= Territorial disputes between Kalmykia and Astrakhan Oblast =

Territorial disputes between Kalmykia and Astrakhan Oblast, two federal subjects in southwestern Russia, refer to a number of land claims expressed by Kalmyk politicians and activists since the 1950s to the present day. They have been the subject of federal lawsuits and led to small-scale real-life conflicts on several occasions, such as a nomadic herder from Kalmykia being arrested and his cattle confiscated by Astrakhan park rangers after he entered land they considered theirs despite the borders shown in government-approved maps.

== Background ==
Prior to the Russian Revolution of 1917, most of the Kalmyk ethnic homeland was governed as a part of the Astrakhan Governorate. When the Kalmyk Autonomous Oblast was established by the Bolsheviks, Astrakhan became its first administrative seat and held that status for 7 years before it was transferred to the current capital, Elista. In 1943, virtually all ethnic Kalmyks living in the USSR at the time were deported to Siberia after Joseph Stalin accused them of Axis collaboration. Soon afterwards Kalmykia was dissolved as a separate entity and the Soviet government redistributed its districts between neighboring regions such as Astrakhan Oblast and Stavropol Krai.

== Limansky and Narimanovsky districts ==
After the Kalmyk deportees were allowed to return to their homeland in 1956, Kalmykia's status as a separate autonomous region was restored. However, the region's new borders did not correspond to those that existed before its 1943 abolition. The authorities of both Stavropol Krai and Astrakhan Oblast tried to keep some of the land they acquired from the former Kalmyk Autonomous Oblast. One of the early post-restoration leaders of Soviet Kalmykia, Basan Gorodovikov, succeeded in getting back Iki-Burulsky District from Stavropol, but not Dolbansky and Privolzhsky Districts that were transferred to Astrakhan and subsequently renamed to Limansky and Narimanovsky District.

According to the Kalmyk historian Maria Ochir, Gorodovikov planned to ask Central Committee members to return the two districts on behalf of his people. However, a draft of his speech was leaked to the KGB and he was fired before he managed to bring up the issue. Since then and to this day, there has been an informal moratorium on the topic among Kalmykia's formal leadership.

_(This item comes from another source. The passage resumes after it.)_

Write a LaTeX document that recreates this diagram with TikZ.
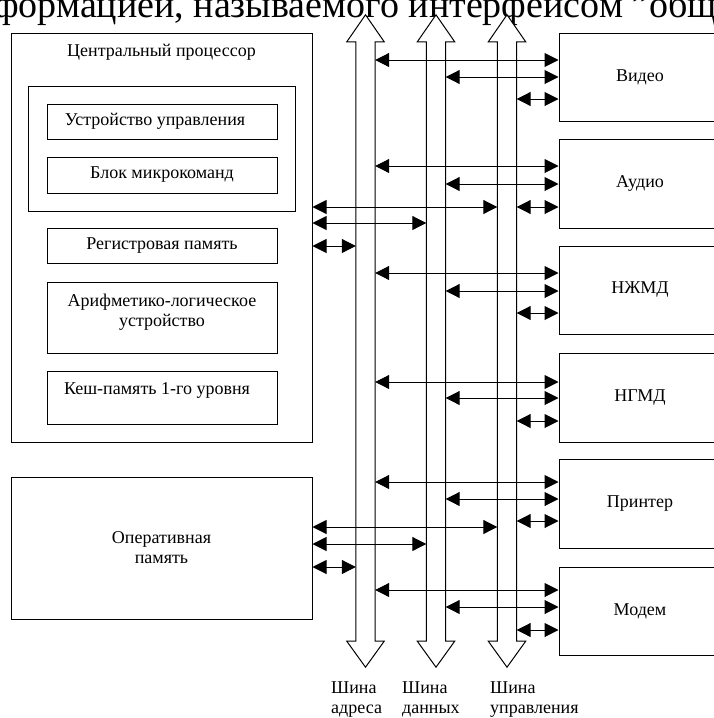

According to the Israeli journalist and political analyst Dor Shabashewitz, the idea of returning the two lost districts is an important part of the Kalmyk national identity. Even though the republic's formal authorities do not talk of it publicly, it is often brought up by various opposition movements in the region, including the Oirat-Kalmyk People's Congress which campaigns for the independence of Kalmykia. The provisional declaration of independence signed by the members of the Congress in 2022 mentions lands "stolen from the Kalmyk people during the deportation" without explicitly describing the territories in question.

== Other disputes ==
After the Dissolution of the Soviet Union, a series of smaller-scale territorial disputes emerged between Kalmykia and Astrakhan Oblast. The most well-known case that has been openly brought up by Kalmykia's government officials pertains to three uncontiguous swathes of sparsely populated desert on the border between Limansky and Chernozemelsky districts. Astrakhan Oblast authorities claim these lands as their own based on indefinite lease agreements that were granted to a number of Soviet-era collective farms before the restoration of Kalmykia in the 1950s. In 2007, Kalmyk officials filed a lawsuit against the neighboring region but in the end the High Court of Arbitration of Russia supported the arguments presented by Astrakhan's authorities.